Music Director
Donald Teeters is in the forefront of historically-oriented New England
musicians. He was the first Boston choral conductor to engage players
of period instruments for pre-19th century works. He conducted the Boston
period-instrument premiere of Monteverdi's 1610 Vespers in 1979, and the
first American period-instrument performance of Bach's St. John Passion
in 1981. Teeters' two-decade exploration with Cecilia of the Handel oratorios
in period-instrument performances has undoubtedly contributed to this
area's reputation as a world as a center for Handel studies.
In 2001, The Boston Globe's Richard Dyer wrote of Samson, "the orchestra,
seated in an oval around the conductor, as in period etchings, played
with purpose in style, and Teeters had trained the chorus wonderfully
well — it sang with security, balance, and involvement... (Teeters)
cast all inhibition aside to explore the farthest emotional reaches of
this all-embracing music."
Of the recent Brahms Requiem, Dyer cited for praise Teeters's "lucid,
transparent, flowing, and deeply felt performance."
Teeters' interest in earlier music has not led him to neglect music of
his own time. in 2002, he conducted the first performance of Daniel Pinkham's
Christmas Jubilations, a work composed for and dedicated to Teeters and
Cecilia.
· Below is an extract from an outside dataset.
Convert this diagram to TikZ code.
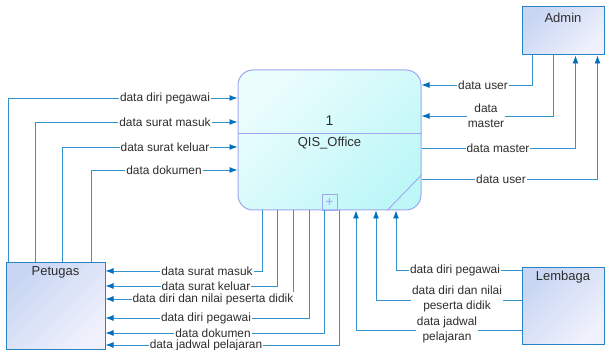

Music by Donald Martino, John Harbison, Robert Sirota, James
Woodman, and others have figured prominently in Cecilia's recent programming.
In 1994, Teeters led the world premiere of Scott Wheeler's The Angle of
the Sun, which was commissioned by Cecilia in honor of Teeters' 25th anniversary
as director.
In addition to his work with Cecilia, Donald Teeters is also music director
at All Saints Parish in Brookline, a church with a celebrated music tradition.